Naming Customs: What's In a Name?
"What's in a name? That which we call a rose by any other name would smell as sweet."
One doesn't have to know literature to be able to place these immortal words, spoken by Juliet as she thought out loud of the difficulties she and her lover, Romeo were dealing with based upon their last names.
The Power of Names
Names hold within them some type of power which may show itself over time. Historically, people named their children for the attributes they either saw or hoped would be in them. In the First Nations culture, such names as Strong Eagle, Running Bear, Quiet Springs and others spoke of the holder of the name as being strong of character, having great physical prowess or a quiet spirit. In the Torah (First 5 Books of the Old Testament), we find children are named for specific situations or for particular qualities they embodied. Isaac, miracle son of Abraham and Sarah, was named Yitzhak (laughter) since his mother Sarah laughed when she was told she would conceive and have a child in her old age.
This practice is carried on to this day in my countries and cultures outside of Western, industrialized nations. Traditional names provide a link to the past and connection to generations gone before. The naming of babies after someone who was a family member, perhaps now gone, keeps the memory alive. Names with strong meanings are often tied to the hope that the child will become a living model of the name they bear.
The Naming Contest
Today, naming baby has taken on some new dimensions and things aren't quite what they used to be in this face of parenthood. Unusual names provide some benefit, as long as they aren't outrageous. An unusual name will usually bring a bit more attention to the bearer of the name and often remains in the mind of the hearer for a longer period of time. Also, a child with an unusual name has the opportunity to create their own image in a way that isn't quite as available to those with more common names. Parents who choose really strange or outrageous names may not be thinking of the long-term effects upon their child or the possible disadvantage their child may have as a result.
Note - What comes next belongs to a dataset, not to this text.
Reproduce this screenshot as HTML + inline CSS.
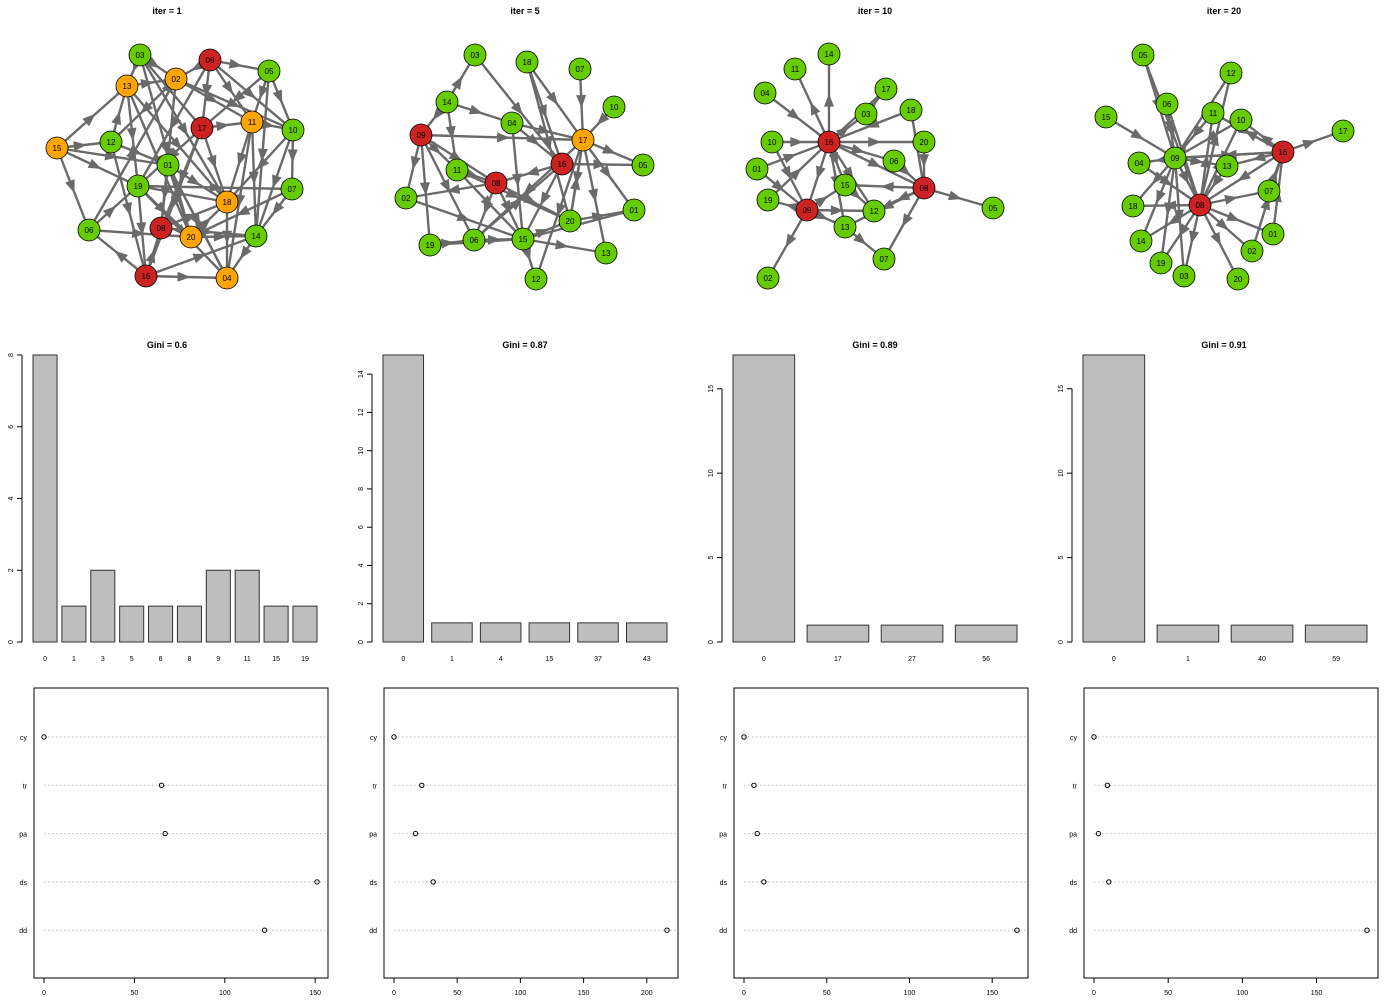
<!DOCTYPE html>
<html><head><meta charset="utf-8"><style>
body{margin:0;background:#fff;}
svg{display:block;font-family:"Liberation Sans",sans-serif;}
</style></head><body>
<svg id="c" width="1400" height="1000" viewBox="0 0 1400 1000"></svg>
<script>
// ---------- data ----------
const iterTitles = ["iter = 1","iter = 5","iter = 10","iter = 20"];
const giniTitles = ["Gini = 0.6","Gini = 0.87","Gini = 0.89","Gini = 0.91"];
const nodes1 = {"03":[140,55,"g"],"09":[210,60,"r"],"05":[269,71,"g"],"13":[127,86,"o"],"02":[176,79,"o"],"17":[202,128,"r"],"11":[252,122,"o"],"10":[293,130,"g"],"12":[111,142,"g"],"15":[57,148,"o"],"01":[168,165,"g"],"19":[138,186,"g"],"07":[292,189,"g"],"18":[227,202,"o"],"06":[89,230,"g"],"08":[161,228,"r"],"20":[191,237,"o"],"14":[256,236,"g"],"16":[146,276,"r"],"04":[227,278,"o"]};
const nodes2 = {"03":[475,55,"g"],"18":[527,62,"g"],"07":[580,69,"g"],"10":[614,107,"g"],"14":[447,102,"g"],"04":[512,123,"g"],"09":[421,135,"r"],"17":[583,140,"o"],"16":[562,164,"r"],"05":[643,165,"g"],"11":[457,170,"g"],"08":[496,183,"r"],"02":[406,198,"g"],"01":[634,210,"g"],"20":[570,221,"g"],"15":[523,239,"g"],"06":[474,240,"g"],"19":[430,245,"g"],"13":[606,253,"g"],"12":[536,279,"g"]};
const nodes3 = {"14":[829,54,"g"],"11":[795,69,"g"],"04":[765,93,"g"],"17":[886,89,"g"],"03":[866,114,"g"],"18":[911,110,"g"],"10":[772,142,"g"],"16":[829,142,"r"],"20":[924,142,"g"],"06":[894,161,"g"],"01":[757,169,"g"],"08":[924,188,"r"],"15":[845,185,"g"],"19":[768,200,"g"],"09":[807,210,"r"],"12":[874,211,"g"],"13":[845,227,"g"],"05":[993,208,"g"],"07":[884,259,"g"],"02":[768,278,"g"]};
const nodes4 = {"05":[1143,55,"g"],"12":[1231,73,"g"],"06":[1167,104,"g"],"15":[1106,117,"g"],"11":[1213,113,"g"],"10":[1241,120,"g"],"17":[1343,131,"g"],"16":[1283,152,"r"],"09":[1175,158,"g"],"04":[1139,163,"g"],"13":[1227,166,"g"],"07":[1269,191,"g"],"18":[1133,206,"g"],"08":[1200,205,"r"],"01":[1273,234,"g"],"14":[1141,241,"g"],"02":[1252,251,"g"],"19":[1161,263,"g"],"03":[1184,276,"g"],"20":[1238,279,"g"]};
const edges1 = "15-13,15-12,15-06,15-19,15-01,03-13,03-02,03-17,03-18,03-20,13-02,13-19,13-18,13-20,09-02,09-05,09-17,09-11,09-10,09-19,02-11,02-10,02-12,02-08,05-17,05-14,05-10,05-11,10-07,10-14,10-18,11-18,11-14,11-04,11-10,17-11,17-19,17-08,17-18,12-13,12-16,12-01,01-18,01-20,01-08,01-04,19-07,19-20,19-16,19-18,19-04,06-19,06-20,06-02,16-06,16-08,16-04,16-14,08-18,08-14,20-14,18-04,14-04,07-14,07-20,20-18,04-01,17-16";
const edges2 = "14-03,14-04,14-09,09-17,09-02,09-19,09-11,09-08,09-06,18-16,18-20,03-16,07-17,10-17,04-16,04-15,04-17,17-05,17-06,17-13,17-01,17-20,17-12,16-05,16-15,16-08,11-08,11-15,11-20,08-15,08-06,08-02,08-20,06-15,19-15,19-06,15-20,15-13,15-01,15-12,20-01,20-17,02-15,06-16,18-17,14-11";
const edges3 = "16-14,16-11,04-16,10-16,16-03,17-16,18-16,16-20,16-06,16-15,16-09,01-16,16-12,16-13,19-16,03-17,18-08,20-08,06-08,08-05,08-15,08-12,08-07,08-13,09-19,01-09,09-02,09-13,09-12,09-15,10-09,15-12,13-07,16-08";
const edges4 = "05-09,06-09,15-09,12-09,11-09,10-09,09-04,09-18,09-14,09-19,09-03,09-08,09-13,16-09,08-12,08-11,08-10,16-08,08-07,08-01,08-02,08-20,08-19,08-03,08-14,08-18,06-08,16-17,16-10,16-11,16-13,01-16,02-16,07-16,04-08,13-08,11-16,05-08,09-16";

const barCats1 = ["0","1","3","5","6","8","9","11","15","19"];
const barVals1 = [8,1,2,1,1,1,2,2,1,1];
const barTicks1 = [0,2,4,6,8];
const barCats2 = ["0","1","4","15","37","43"];
const barVals2 = [15,1,1,1,1,1];
const barTicks2 = [0,2,4,6,8,10,12,14];
const barCats3 = ["0","17","27","56"];
const barVals3 = [17,1,1,1];
const barTicks3 = [0,5,10,15];
const barCats4 = ["0","1","40","59"];
const barVals4 = [17,1,1,1];
const barTicks4 = [0,5,10,15];

const dotCats = ["cy","tr","pa","ds","dd"];
const dotVals1 = [0,65,67,151,122];
const dotVals2 = [0,22,17,31,216];
const dotVals3 = [0,6,8,12,165];
const dotVals4 = [0,9,3,10,184];
const dotTicks1 = [0,50,100,150];
const dotTicks2 = [0,50,100,150,200];
const dotTicks3 = [0,50,100,150];
const dotTicks4 = [0,50,100,150];

// ---------- drawing ----------
const svg = document.getElementById('c');
const NS = "http://www.w3.org/2000/svg";
function mk(tag, attrs, parent){
  const e = document.createElementNS(NS, tag);
  for (const k in attrs) e.setAttribute(k, attrs[k]);
  (parent||svg).appendChild(e);
  return e;
}
function txt(x,y,s,size,anchor,weight,parent,rot){
  const t = mk('text',{x:x,y:y,'font-size':size,'text-anchor':anchor||'middle','font-weight':weight||'normal',fill:'#000'},parent);
  if (rot) t.setAttribute('transform','rotate('+rot+' '+x+' '+y+')');
  t.textContent = s;
  return t;
}
const panelX = [0,350,700,1050];
const centers = [167,525,875,1224];
const colors = {g:"#66cc00",r:"#cc2222",o:"#ffa500"};

const nodesAll=[nodes1,nodes2,nodes3,nodes4], edgesAll=[edges1,edges2,edges3,edges4];
for (let p=0;p<4;p++){
  const g = mk('g',{});
  
  
  const tt = txt(centers[p],14,iterTitles[p],9,'middle','bold',g);
  
  
  const N = nodesAll[p], R = 11;
  edgesAll[p].split(',').forEach(s=>{
    const [a,b] = s.split('-');
    const A=N[a], B=N[b]; if(!A||!B) return;
    const dx=B[0]-A[0], dy=B[1]-A[1], L=Math.hypot(dx,dy), ux=dx/L, uy=dy/L;
    const tipD = Math.min(L*0.55, L - R - 4 - Math.max(0,(L-60)*0.35));
    const tx=A[0]+ux*tipD, ty=A[1]+uy*tipD;
    const ln = mk('line',{x1:A[0],y1:A[1],x2:B[0],y2:B[1],stroke:'#6a6a6a','stroke-width':2.4},g);
    
    
    const bx=tx-ux*13, by=ty-uy*13, px=-uy*5, py=ux*5;
    const ar = mk('polygon',{points:tx+','+ty+' '+(bx+px)+','+(by+py)+' '+(bx-px)+','+(by-py),fill:'#6a6a6a'},g);
    
    
  });
  for (const k in N){
    const [x,y,c]=N[k];
    const ci = mk('circle',{cx:x,cy:y,r:R,fill:colors[c],stroke:'#000','stroke-width':0.8},g);
    
    
    txt(x,y+3,k,8,'middle','normal',g);
  }
}

// bar charts
const barCatsAll=[barCats1,barCats2,barCats3,barCats4], barValsAll=[barVals1,barVals2,barVals3,barVals4], barTicksAll=[barTicks1,barTicks2,barTicks3,barTicks4];
const barMax=[8,15,17,17], barLeft=[33,383,733,1083], barRight=[317,667,1017,1367];
for (let p=0;p<4;p++){
  const g = mk('g',{});
  
  
  const tt = txt(centers[p],348,giniTitles[p],9,'middle','bold',g);
  
  
  const y0=642, y1=355, ys=v=>y0-(v/barMax[p])*(y0-y1);
  const cats=barCatsAll[p], vals=barValsAll[p], n=cats.length;
  const step=(barRight[p]-barLeft[p])/(n-0.2*(1)) ;
  const w=step/1.2, sp=step-w;
  const st=(barRight[p]-barLeft[p]+sp)/n, bw=st-sp;
  const ax=barLeft[p]-11;
  const ticks=barTicksAll[p];
  mk('line',{x1:ax,y1:ys(ticks[0]),x2:ax,y2:ys(ticks[ticks.length-1]),stroke:'#000','stroke-width':1},g);
  ticks.forEach(t=>{
    mk('line',{x1:ax-5,y1:ys(t),x2:ax,y2:ys(t),stroke:'#000','stroke-width':1},g);
    txt(ax-9,ys(t),String(t),7,'middle','normal',g,-90);
  });
  for(let i=0;i<n;i++){
    const x=barLeft[p]+i*st;
    const r = mk('rect',{x:x,y:ys(vals[i]),width:bw,height:y0-ys(vals[i]),fill:'#bebebe',stroke:'#333','stroke-width':1},g);
    
    
    txt(x+bw/2,661,cats[i],7,'middle','normal',g);
  }
}

// dot charts
const dotValsAll=[dotVals1,dotVals2,dotVals3,dotVals4], dotTicksAll=[dotTicks1,dotTicks2,dotTicks3,dotTicks4];
const dotMax=[151,216,165,184], boxL=[34,384,734,1084];
for (let p=0;p<4;p++){
  const g = mk('g',{});
  
  
  const L=boxL[p], Rr=L+294, T=688, B=978;
  const xl=L+10, xr=Rr-11;
  const xs=v=>xl+(v/dotMax[p])*(xr-xl);
  const ys=i=>737+i*48.3;
  mk('rect',{x:L,y:T,width:294,height:290,fill:'none',stroke:'#000','stroke-width':1},g);
  dotCats.forEach((c,i)=>{
    mk('line',{x1:L+10,y1:ys(i),x2:Rr-1,y2:ys(i),stroke:'#bbb','stroke-width':1,'stroke-dasharray':'1.5,2.5'},g);
    txt(L-7,ys(i)+3,c,7,'end','normal',g);
    const pt = mk('circle',{cx:xs(dotValsAll[p][i]),cy:ys(i),r:2.2,fill:'none',stroke:'#000','stroke-width':1},g);
    
    
  });
  const tk=dotTicksAll[p];
  mk('line',{x1:xs(tk[0]),y1:B,x2:xs(tk[tk.length-1]),y2:B,stroke:'#000','stroke-width':1},g);
  tk.forEach(t=>{
    mk('line',{x1:xs(t),y1:B,x2:xs(t),y2:B+5,stroke:'#000','stroke-width':1},g);
    txt(xs(t),995,String(t),7,'middle','normal',g);
  });
}
</script>
</body></html>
Baby naming these days is highly competitive, high pressured and can end up being a secretive process as parents strive to have the name that is most unique, original or unusual for their offspring. Often, the fear of having the name "stolen" will drive a decision underground until the day of the actual naming. Difficult spellings can present problems for teachers and others as the child grows - all this in the name of individuality.
What Is Most Important?
So then, at the end of the day, what really is in a name? True, it provides an anchor for personal identity, but isn't the person inside the name of more value than the name itself?